よくある失敗パターン:初心者がMtMで破綻する典型

典型は3つあります。ひとつは、レバレッジを上げて清算距離がボラに対して短すぎること。ふたつ目は、スワップやFundingなどの小さな収益に目がいき、テール損失の形を理解しないこと。三つ目は、ロスカットに頼り、事前ルールがないことです。ロスカットはあなたを守るためではなく、ブローカーや取引所の損失拡大を防ぐために設計されています。守られる側に回るには、あなた自身のルールが必要です。

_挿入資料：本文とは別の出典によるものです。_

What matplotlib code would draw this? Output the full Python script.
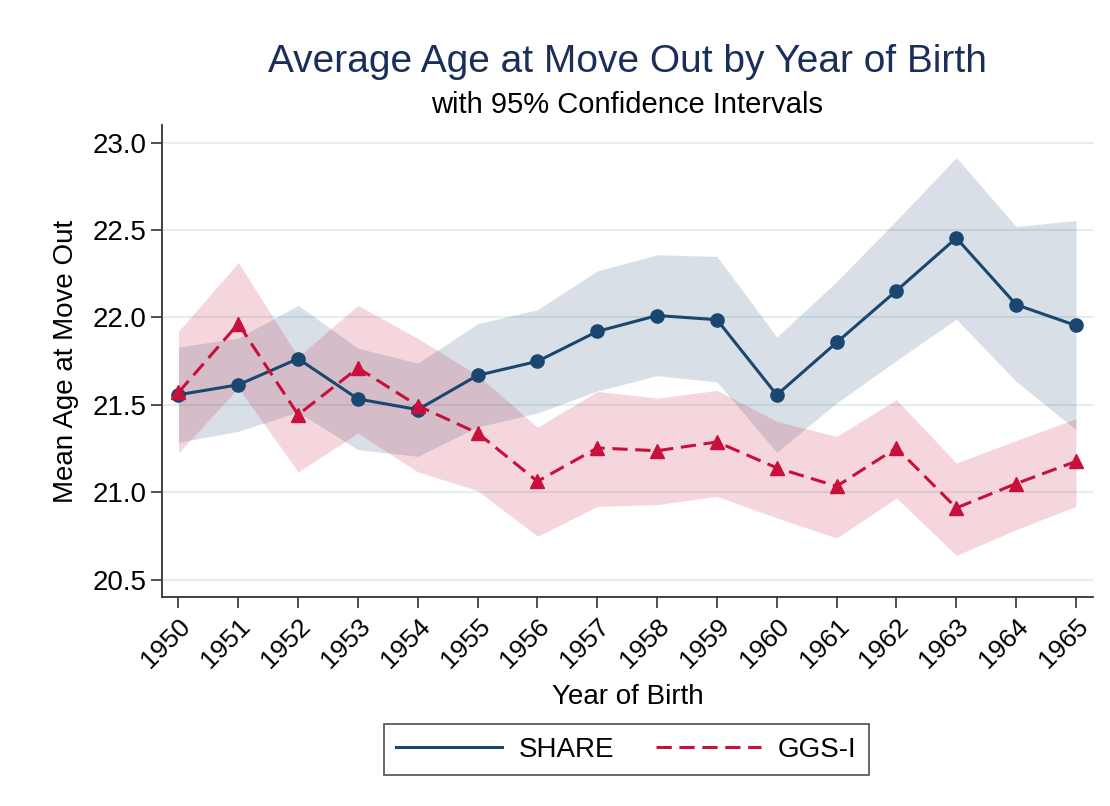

まとめ:MtMは“相場の現実”で、攻略は設計で決まる

MtMは、含み損益を現実に変える装置です。個人投資家が最初に学ぶべきは、相場予想ではなく、MtMが作る資金制約の設計です。清算距離でレバを管理し、損失許容額からサイズを逆算し、方向当て以外の収益源(スワップ、Funding、プレミアム)を使うなら損失形状も一緒に理解する。これができると、同じ相場でも“負け方”が変わり、結果として“勝ち残り方”が変わります。

最後に、あなたが今日から改善できる最小の一歩は、「建てる前に清算距離と想定逆行を比較する」ことです。これだけで、MtMに刈られる回数が目に見えて減ります。